- _PROBLEM TO SOLVE_:
Pictures are not part of the copy. Retype the lines from the first one through the line that contains "min_border_top=26, min_border_bottom=138)".

- _DATA FOR THE TASK_:
===

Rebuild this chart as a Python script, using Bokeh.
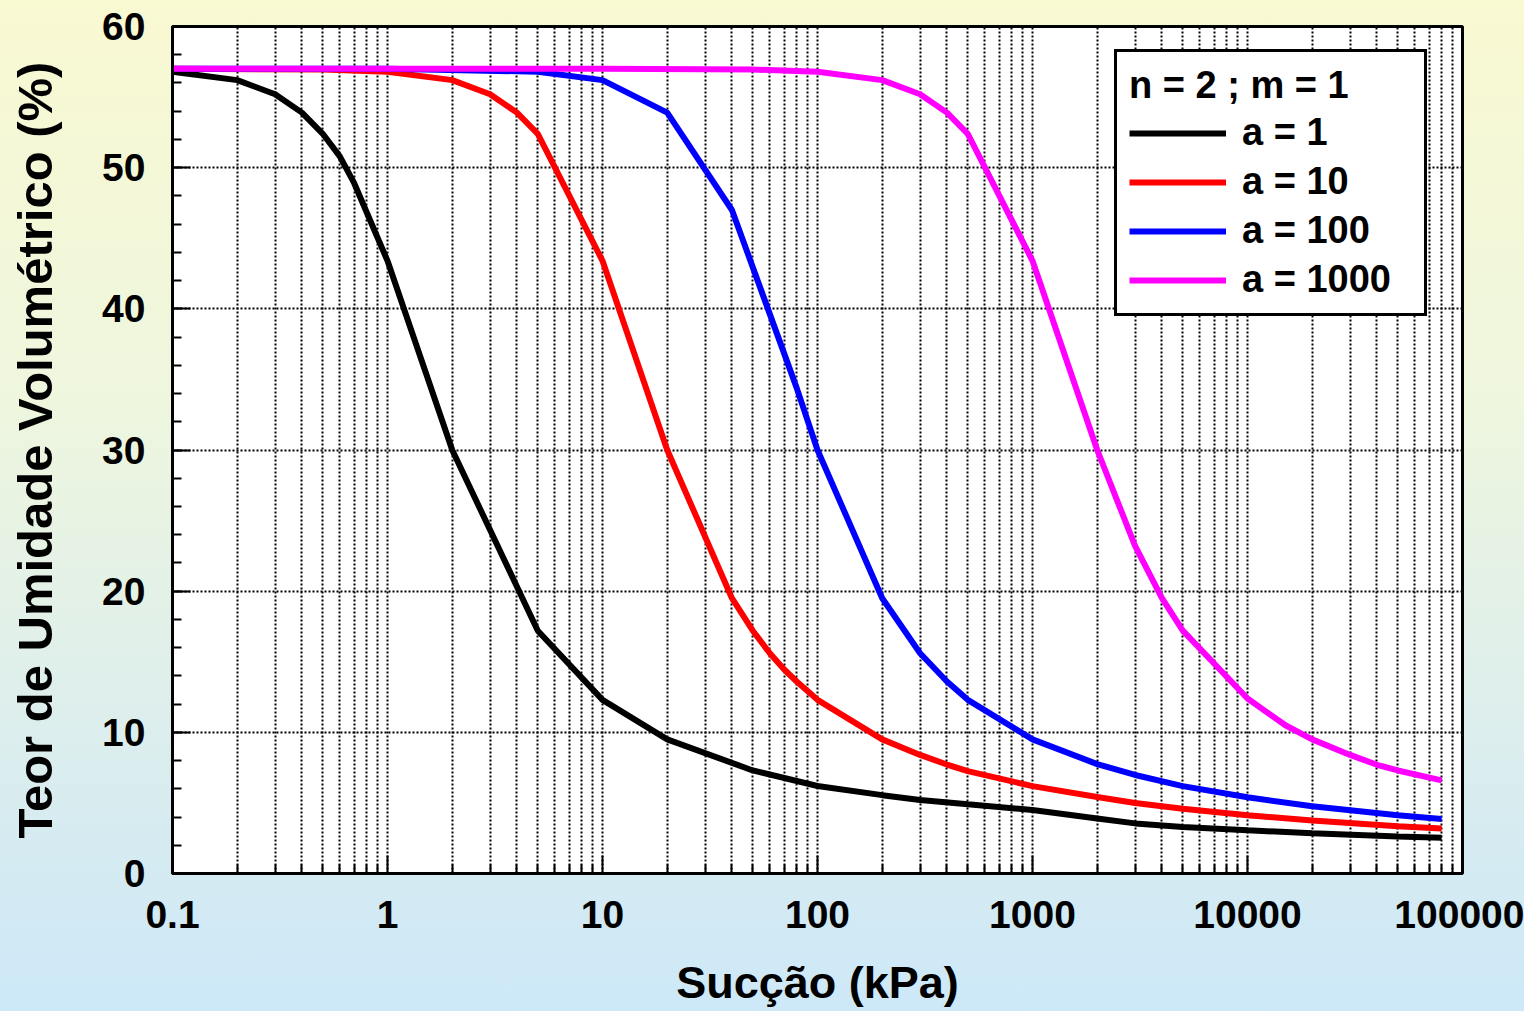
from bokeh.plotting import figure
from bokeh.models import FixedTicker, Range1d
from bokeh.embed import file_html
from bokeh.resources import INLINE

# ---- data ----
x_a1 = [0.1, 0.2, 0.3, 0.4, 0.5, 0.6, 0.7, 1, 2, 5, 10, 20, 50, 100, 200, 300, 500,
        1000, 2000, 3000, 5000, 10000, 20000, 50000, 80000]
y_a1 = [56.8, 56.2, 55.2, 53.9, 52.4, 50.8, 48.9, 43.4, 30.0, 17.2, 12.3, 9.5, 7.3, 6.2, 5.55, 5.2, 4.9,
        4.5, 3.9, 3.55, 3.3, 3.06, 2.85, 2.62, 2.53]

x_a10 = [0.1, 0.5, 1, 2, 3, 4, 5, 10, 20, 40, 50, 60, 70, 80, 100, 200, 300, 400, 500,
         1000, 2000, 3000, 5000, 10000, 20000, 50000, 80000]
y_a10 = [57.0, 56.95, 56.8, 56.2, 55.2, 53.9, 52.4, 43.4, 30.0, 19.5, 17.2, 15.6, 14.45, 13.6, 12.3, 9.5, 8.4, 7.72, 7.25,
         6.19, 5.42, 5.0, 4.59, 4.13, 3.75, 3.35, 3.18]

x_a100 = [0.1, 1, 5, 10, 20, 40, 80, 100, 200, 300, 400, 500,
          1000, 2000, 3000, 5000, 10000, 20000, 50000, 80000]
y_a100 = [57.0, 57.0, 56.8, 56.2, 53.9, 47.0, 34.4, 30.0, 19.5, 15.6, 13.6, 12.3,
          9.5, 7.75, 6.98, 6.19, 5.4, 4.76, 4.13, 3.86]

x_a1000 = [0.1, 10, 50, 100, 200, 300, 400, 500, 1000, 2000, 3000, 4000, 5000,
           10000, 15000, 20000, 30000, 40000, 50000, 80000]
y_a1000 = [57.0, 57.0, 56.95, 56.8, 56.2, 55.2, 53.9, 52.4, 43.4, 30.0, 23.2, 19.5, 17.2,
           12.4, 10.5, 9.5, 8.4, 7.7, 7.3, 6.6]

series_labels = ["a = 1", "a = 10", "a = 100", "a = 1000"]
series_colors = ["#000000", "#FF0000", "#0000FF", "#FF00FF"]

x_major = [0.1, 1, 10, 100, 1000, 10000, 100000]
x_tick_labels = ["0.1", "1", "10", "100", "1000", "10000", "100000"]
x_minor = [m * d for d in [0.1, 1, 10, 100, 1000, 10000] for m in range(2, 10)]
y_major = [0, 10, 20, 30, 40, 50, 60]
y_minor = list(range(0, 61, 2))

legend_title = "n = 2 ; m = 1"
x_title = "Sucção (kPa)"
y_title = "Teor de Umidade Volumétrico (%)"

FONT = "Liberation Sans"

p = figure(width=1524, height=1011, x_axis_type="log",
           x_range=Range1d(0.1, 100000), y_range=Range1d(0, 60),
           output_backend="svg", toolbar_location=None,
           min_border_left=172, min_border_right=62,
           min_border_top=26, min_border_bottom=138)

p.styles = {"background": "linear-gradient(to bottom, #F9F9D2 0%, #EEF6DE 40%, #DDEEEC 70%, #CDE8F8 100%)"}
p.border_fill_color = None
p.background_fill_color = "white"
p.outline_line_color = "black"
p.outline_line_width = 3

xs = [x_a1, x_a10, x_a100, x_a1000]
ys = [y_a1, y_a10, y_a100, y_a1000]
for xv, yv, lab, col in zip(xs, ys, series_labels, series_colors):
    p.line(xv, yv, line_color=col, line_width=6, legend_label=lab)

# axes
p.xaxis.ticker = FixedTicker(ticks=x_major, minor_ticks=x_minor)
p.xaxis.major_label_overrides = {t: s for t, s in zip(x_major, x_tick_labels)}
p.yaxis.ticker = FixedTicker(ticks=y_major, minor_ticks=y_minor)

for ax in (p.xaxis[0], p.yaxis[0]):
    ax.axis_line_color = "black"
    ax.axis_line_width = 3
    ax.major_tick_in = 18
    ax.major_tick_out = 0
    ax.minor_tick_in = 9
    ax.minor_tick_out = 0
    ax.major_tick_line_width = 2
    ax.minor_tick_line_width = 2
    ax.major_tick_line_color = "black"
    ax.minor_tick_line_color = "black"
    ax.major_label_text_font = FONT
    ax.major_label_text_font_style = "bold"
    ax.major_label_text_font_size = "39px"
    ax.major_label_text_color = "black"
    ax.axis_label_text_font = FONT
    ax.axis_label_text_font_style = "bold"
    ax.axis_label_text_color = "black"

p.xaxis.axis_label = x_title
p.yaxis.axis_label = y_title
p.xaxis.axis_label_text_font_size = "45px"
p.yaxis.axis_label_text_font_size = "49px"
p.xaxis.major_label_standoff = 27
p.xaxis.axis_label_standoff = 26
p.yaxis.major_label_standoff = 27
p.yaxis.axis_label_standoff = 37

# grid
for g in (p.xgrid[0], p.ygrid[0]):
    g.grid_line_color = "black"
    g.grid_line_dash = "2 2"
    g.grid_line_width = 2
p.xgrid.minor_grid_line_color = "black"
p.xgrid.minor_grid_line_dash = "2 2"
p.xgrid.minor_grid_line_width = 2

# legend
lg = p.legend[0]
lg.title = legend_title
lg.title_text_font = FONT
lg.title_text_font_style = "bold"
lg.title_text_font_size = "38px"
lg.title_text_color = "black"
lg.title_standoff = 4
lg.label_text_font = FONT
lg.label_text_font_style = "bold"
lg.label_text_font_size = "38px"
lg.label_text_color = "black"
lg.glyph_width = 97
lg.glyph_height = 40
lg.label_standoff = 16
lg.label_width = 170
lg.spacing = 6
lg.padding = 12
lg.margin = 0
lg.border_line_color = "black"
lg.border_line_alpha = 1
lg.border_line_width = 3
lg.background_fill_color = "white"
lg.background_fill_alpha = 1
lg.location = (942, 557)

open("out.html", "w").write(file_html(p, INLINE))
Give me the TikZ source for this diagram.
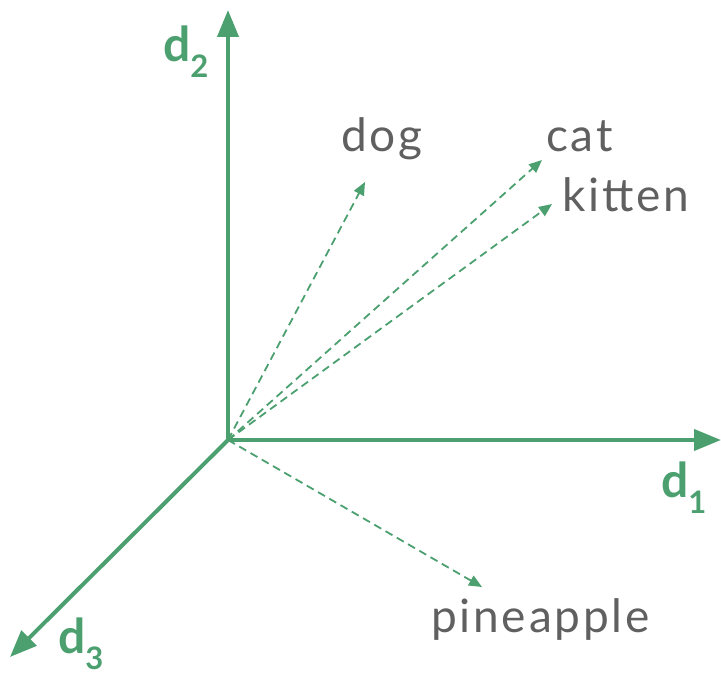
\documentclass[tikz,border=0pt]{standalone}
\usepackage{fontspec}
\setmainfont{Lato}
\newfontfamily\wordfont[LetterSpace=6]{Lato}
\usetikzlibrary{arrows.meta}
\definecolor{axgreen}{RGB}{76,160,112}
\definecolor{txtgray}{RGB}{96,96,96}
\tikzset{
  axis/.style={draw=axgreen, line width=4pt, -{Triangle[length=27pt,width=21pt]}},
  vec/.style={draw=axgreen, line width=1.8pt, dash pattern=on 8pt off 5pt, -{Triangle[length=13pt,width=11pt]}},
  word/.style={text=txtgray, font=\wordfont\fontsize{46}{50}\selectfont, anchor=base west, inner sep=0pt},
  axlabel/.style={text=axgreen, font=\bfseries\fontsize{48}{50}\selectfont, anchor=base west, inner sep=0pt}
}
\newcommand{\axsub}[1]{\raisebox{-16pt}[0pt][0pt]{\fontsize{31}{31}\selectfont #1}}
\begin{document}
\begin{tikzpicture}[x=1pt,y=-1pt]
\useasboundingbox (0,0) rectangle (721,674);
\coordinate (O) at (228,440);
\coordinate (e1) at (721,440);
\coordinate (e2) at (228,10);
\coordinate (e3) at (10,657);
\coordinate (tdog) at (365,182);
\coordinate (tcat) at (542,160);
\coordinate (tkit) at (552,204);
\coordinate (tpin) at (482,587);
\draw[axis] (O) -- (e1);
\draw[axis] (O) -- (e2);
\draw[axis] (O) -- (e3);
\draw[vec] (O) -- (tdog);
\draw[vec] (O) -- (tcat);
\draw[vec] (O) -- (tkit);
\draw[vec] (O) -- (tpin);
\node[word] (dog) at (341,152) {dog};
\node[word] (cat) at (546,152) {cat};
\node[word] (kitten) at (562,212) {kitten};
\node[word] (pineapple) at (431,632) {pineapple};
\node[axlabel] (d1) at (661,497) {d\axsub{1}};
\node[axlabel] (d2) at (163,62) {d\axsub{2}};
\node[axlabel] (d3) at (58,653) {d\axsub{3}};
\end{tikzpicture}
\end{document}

===

- _COMPLETE OUTPUT_:
Rebuild this chart as a Python script, using Bokeh.
from bokeh.plotting import figure
from bokeh.models import FixedTicker, Range1d
from bokeh.embed import file_html
from bokeh.resources import INLINE

# ---- data ----
x_a1 = [0.1, 0.2, 0.3, 0.4, 0.5, 0.6, 0.7, 1, 2, 5, 10, 20, 50, 100, 200, 300, 500,
        1000, 2000, 3000, 5000, 10000, 20000, 50000, 80000]
y_a1 = [56.8, 56.2, 55.2, 53.9, 52.4, 50.8, 48.9, 43.4, 30.0, 17.2, 12.3, 9.5, 7.3, 6.2, 5.55, 5.2, 4.9,
        4.5, 3.9, 3.55, 3.3, 3.06, 2.85, 2.62, 2.53]

x_a10 = [0.1, 0.5, 1, 2, 3, 4, 5, 10, 20, 40, 50, 60, 70, 80, 100, 200, 300, 400, 500,
         1000, 2000, 3000, 5000, 10000, 20000, 50000, 80000]
y_a10 = [57.0, 56.95, 56.8, 56.2, 55.2, 53.9, 52.4, 43.4, 30.0, 19.5, 17.2, 15.6, 14.45, 13.6, 12.3, 9.5, 8.4, 7.72, 7.25,
         6.19, 5.42, 5.0, 4.59, 4.13, 3.75, 3.35, 3.18]

x_a100 = [0.1, 1, 5, 10, 20, 40, 80, 100, 200, 300, 400, 500,
          1000, 2000, 3000, 5000, 10000, 20000, 50000, 80000]
y_a100 = [57.0, 57.0, 56.8, 56.2, 53.9, 47.0, 34.4, 30.0, 19.5, 15.6, 13.6, 12.3,
          9.5, 7.75, 6.98, 6.19, 5.4, 4.76, 4.13, 3.86]

x_a1000 = [0.1, 10, 50, 100, 200, 300, 400, 500, 1000, 2000, 3000, 4000, 5000,
           10000, 15000, 20000, 30000, 40000, 50000, 80000]
y_a1000 = [57.0, 57.0, 56.95, 56.8, 56.2, 55.2, 53.9, 52.4, 43.4, 30.0, 23.2, 19.5, 17.2,
           12.4, 10.5, 9.5, 8.4, 7.7, 7.3, 6.6]

series_labels = ["a = 1", "a = 10", "a = 100", "a = 1000"]
series_colors = ["#000000", "#FF0000", "#0000FF", "#FF00FF"]

x_major = [0.1, 1, 10, 100, 1000, 10000, 100000]
x_tick_labels = ["0.1", "1", "10", "100", "1000", "10000", "100000"]
x_minor = [m * d for d in [0.1, 1, 10, 100, 1000, 10000] for m in range(2, 10)]
y_major = [0, 10, 20, 30, 40, 50, 60]
y_minor = list(range(0, 61, 2))

legend_title = "n = 2 ; m = 1"
x_title = "Sucção (kPa)"
y_title = "Teor de Umidade Volumétrico (%)"

FONT = "Liberation Sans"

p = figure(width=1524, height=1011, x_axis_type="log",
           x_range=Range1d(0.1, 100000), y_range=Range1d(0, 60),
           output_backend="svg", toolbar_location=None,
           min_border_left=172, min_border_right=62,
           min_border_top=26, min_border_bottom=138)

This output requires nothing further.